Facts are Stubborn Things:
- In a 3,400 word speech the President mentioned Colombia once. Regardless of how many times Colombia was mentioned, passing all three agreements in the next six months has the potential to increase U.S. GDP by $10 billion and create jobs in the United States.
- In his speech today to the U.S. Chamber, the President demonstrated yet again that his Administration is making no progress on advancing the U.S.-Colombia and U.S.-Panama trade agreements. These agreements were signed in 2007. Yet today’s speech reiterates the President’s confusing declaration in his State of the Union address to Congress two weeks ago: that he is “pursuing” agreements.

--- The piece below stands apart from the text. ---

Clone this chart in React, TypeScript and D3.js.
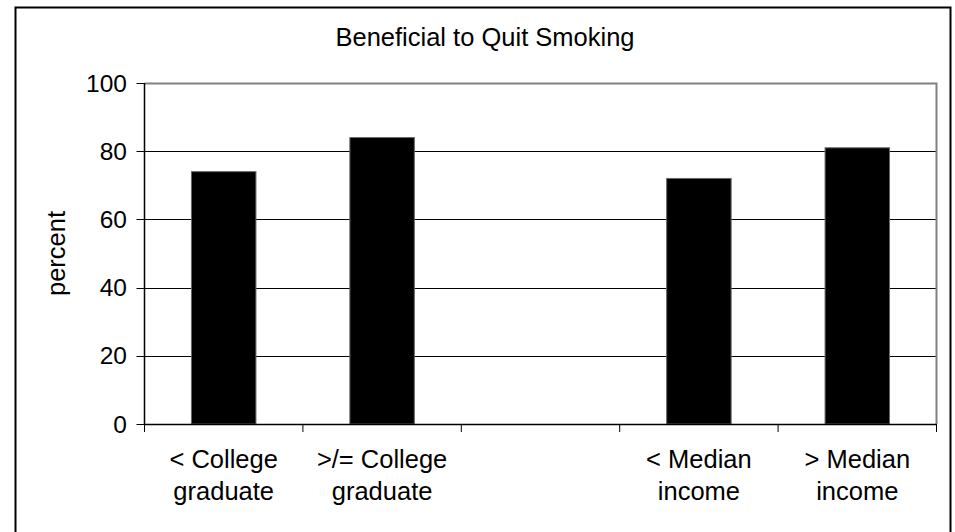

- Actions are more important than words. The President has offered no concrete plans for consideration of these two vital agreements. The Administration needs to lay out a roadmap for success, and the President’s speech today was a lost opportunity to do so.

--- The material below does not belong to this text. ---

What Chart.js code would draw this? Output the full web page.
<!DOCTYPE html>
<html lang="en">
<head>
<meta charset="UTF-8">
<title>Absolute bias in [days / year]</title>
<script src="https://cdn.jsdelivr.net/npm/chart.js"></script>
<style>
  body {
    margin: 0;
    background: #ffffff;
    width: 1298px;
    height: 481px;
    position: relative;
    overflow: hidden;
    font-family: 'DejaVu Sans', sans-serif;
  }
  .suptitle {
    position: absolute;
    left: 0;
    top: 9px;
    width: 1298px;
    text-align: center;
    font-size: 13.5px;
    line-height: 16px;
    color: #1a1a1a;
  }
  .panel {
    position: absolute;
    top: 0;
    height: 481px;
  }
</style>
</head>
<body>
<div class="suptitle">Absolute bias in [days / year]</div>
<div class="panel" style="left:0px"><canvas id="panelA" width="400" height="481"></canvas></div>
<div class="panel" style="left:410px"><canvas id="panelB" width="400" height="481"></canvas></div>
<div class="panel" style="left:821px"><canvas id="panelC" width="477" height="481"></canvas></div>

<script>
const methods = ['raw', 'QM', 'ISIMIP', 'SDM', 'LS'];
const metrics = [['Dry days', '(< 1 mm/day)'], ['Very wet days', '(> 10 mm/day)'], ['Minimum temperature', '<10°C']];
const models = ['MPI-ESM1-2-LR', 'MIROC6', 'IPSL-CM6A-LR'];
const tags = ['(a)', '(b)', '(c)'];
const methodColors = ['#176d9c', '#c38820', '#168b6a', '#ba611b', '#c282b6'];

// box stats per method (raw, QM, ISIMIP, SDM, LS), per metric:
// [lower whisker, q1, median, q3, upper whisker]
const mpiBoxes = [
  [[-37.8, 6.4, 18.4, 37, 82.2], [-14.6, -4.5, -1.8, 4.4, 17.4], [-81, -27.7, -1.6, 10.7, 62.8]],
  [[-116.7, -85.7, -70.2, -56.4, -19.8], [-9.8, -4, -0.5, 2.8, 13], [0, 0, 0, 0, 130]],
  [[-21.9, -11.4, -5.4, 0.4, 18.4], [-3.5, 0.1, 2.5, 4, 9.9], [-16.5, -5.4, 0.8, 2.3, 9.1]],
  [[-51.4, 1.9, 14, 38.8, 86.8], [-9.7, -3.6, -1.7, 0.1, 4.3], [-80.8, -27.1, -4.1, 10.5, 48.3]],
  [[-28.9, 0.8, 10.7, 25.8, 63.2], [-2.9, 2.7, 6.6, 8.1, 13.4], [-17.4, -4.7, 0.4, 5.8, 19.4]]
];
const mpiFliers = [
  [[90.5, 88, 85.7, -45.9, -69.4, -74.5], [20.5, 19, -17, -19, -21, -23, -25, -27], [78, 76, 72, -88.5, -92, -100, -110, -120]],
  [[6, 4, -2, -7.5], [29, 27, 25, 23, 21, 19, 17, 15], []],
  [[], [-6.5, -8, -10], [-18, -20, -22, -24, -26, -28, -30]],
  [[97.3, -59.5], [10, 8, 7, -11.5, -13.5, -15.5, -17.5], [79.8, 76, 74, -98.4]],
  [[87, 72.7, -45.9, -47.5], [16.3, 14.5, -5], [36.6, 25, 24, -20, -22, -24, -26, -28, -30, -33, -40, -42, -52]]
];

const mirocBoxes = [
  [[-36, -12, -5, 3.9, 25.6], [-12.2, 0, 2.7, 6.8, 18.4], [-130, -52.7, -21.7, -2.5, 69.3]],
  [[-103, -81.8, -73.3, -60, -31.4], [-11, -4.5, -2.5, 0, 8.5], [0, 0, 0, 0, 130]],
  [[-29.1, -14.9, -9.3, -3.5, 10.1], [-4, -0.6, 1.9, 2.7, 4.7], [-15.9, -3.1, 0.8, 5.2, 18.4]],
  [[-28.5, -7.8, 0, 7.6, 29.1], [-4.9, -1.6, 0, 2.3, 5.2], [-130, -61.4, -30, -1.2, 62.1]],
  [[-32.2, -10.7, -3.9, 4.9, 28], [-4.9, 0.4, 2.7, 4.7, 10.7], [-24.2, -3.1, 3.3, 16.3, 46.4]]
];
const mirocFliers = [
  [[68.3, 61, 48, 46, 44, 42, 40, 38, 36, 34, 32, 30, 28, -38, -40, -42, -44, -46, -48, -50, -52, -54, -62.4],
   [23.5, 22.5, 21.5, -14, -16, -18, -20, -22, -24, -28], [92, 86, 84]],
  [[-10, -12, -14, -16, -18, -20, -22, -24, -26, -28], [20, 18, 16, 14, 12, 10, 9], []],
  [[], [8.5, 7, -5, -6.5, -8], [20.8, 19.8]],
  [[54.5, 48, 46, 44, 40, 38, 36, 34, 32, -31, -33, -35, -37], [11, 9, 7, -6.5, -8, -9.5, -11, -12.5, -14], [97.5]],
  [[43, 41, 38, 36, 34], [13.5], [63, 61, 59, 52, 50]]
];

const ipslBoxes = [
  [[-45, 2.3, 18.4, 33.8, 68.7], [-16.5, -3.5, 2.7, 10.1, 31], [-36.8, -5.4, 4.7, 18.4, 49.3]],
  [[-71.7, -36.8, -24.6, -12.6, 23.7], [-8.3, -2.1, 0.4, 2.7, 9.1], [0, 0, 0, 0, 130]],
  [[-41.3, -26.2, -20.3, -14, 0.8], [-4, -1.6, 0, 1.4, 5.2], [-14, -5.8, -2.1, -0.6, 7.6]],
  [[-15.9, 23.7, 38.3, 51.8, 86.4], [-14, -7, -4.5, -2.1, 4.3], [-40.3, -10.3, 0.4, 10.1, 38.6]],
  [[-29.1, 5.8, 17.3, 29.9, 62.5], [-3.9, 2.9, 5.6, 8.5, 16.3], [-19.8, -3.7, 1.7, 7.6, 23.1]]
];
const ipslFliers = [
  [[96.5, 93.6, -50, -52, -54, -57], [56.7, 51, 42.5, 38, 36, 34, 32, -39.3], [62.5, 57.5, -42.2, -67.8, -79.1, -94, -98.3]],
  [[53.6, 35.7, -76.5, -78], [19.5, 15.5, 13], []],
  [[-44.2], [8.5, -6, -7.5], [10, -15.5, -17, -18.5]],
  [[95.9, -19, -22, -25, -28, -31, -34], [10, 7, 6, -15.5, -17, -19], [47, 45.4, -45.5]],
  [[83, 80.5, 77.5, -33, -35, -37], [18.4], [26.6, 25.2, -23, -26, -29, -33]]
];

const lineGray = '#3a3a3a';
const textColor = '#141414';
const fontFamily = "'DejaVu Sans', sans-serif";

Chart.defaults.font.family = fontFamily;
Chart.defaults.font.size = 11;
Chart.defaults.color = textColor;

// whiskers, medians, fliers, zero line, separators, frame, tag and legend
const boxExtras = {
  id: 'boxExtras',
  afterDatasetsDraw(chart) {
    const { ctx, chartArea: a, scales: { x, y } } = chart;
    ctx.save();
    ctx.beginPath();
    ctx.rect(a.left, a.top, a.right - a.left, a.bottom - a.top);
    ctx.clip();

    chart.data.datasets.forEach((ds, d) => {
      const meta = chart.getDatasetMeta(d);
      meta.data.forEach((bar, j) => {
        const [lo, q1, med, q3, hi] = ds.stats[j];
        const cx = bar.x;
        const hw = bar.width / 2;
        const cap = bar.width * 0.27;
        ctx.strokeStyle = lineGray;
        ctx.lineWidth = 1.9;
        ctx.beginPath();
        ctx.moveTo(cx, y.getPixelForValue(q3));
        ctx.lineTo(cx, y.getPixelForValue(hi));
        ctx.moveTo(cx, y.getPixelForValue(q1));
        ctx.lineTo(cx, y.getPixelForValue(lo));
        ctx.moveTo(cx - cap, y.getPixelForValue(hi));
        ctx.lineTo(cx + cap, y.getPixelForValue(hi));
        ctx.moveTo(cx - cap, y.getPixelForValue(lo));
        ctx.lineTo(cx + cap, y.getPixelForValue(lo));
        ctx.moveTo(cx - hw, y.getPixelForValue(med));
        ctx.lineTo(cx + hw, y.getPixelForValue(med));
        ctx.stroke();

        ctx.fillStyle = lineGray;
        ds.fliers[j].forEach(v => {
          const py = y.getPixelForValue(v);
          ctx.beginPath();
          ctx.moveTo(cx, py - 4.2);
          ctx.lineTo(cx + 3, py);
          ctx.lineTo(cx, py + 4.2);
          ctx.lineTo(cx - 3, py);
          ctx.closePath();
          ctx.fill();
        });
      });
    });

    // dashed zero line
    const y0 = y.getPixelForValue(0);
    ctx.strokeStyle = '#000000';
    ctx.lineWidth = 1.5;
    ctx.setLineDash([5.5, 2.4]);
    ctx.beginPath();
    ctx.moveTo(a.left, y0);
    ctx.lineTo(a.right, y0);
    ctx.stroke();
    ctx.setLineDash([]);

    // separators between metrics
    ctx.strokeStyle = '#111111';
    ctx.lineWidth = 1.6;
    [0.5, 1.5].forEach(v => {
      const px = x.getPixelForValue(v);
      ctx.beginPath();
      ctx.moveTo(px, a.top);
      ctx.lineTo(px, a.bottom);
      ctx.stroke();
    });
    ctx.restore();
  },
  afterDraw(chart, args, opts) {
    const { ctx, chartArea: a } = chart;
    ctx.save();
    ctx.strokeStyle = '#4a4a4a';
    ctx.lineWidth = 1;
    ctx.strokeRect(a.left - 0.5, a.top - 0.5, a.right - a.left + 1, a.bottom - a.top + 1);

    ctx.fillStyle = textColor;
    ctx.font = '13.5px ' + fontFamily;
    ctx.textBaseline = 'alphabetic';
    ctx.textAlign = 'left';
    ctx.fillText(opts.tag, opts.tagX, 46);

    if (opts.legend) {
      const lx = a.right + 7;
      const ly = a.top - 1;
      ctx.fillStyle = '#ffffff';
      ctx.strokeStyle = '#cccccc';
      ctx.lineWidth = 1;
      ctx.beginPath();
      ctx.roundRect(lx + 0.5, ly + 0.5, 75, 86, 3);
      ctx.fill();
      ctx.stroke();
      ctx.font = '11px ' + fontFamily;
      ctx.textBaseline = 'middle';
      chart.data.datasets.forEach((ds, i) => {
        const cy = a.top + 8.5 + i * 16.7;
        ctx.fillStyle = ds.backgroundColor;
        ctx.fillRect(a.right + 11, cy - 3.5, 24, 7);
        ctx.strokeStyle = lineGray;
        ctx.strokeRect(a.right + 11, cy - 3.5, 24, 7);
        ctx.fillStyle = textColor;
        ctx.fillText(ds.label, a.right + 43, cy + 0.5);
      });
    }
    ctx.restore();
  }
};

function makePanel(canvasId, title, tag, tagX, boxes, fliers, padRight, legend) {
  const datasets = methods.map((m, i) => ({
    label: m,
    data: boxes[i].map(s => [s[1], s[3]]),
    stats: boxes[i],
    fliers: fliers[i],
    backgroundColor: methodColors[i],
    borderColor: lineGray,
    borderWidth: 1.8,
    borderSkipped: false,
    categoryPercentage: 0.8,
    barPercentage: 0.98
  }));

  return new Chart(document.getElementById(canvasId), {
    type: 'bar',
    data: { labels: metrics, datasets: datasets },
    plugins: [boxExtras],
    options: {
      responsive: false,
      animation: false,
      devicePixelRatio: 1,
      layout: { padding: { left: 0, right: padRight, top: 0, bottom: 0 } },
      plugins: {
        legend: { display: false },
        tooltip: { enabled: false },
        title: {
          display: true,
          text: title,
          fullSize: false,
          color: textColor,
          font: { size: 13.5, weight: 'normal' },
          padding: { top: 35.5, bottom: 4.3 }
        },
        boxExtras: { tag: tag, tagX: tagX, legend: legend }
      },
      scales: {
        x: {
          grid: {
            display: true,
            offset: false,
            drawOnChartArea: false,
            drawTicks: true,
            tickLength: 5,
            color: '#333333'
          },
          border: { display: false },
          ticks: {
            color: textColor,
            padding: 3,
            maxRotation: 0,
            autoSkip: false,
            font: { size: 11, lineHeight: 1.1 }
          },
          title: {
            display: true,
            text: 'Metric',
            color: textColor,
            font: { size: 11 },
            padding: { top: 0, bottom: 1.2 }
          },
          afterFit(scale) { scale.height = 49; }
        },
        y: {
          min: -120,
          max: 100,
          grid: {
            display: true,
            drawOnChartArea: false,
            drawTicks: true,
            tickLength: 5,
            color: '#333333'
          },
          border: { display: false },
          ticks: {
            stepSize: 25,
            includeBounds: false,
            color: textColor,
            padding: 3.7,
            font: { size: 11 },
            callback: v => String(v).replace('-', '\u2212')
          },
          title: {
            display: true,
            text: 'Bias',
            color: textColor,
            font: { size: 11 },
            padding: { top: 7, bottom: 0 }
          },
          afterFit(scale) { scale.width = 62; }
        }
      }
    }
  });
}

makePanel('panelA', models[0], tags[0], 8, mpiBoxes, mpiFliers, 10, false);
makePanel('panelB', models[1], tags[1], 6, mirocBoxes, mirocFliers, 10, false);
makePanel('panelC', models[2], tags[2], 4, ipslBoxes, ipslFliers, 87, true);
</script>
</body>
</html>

- Enacting these vital agreements with Colombia and Panama would create American jobs and lower consumer prices, helping the economy to grow and providing a no-cost stimulus that would actually work.
- While the President delays, American farmers and other U.S. exporters are falling behind because other countries’ trade agreements with Colombia and Panama give their exporters a competitive advantage. For example, since 2007, the European Union, Canada, Brazil, and other countries have implemented, or will soon implement, trade agreements with Colombia – and, as a result, the U.S. share of key agricultural exports to Colombia has fallen from 71 percent in 2008 to 27 percent in the first ten months of 2010.
What was missing from the speech?
Answer: A timeline on passing the three pending free trade agreements. A defined path forward on trade is what American workers, businesses and farmers are asking for and what they deserve.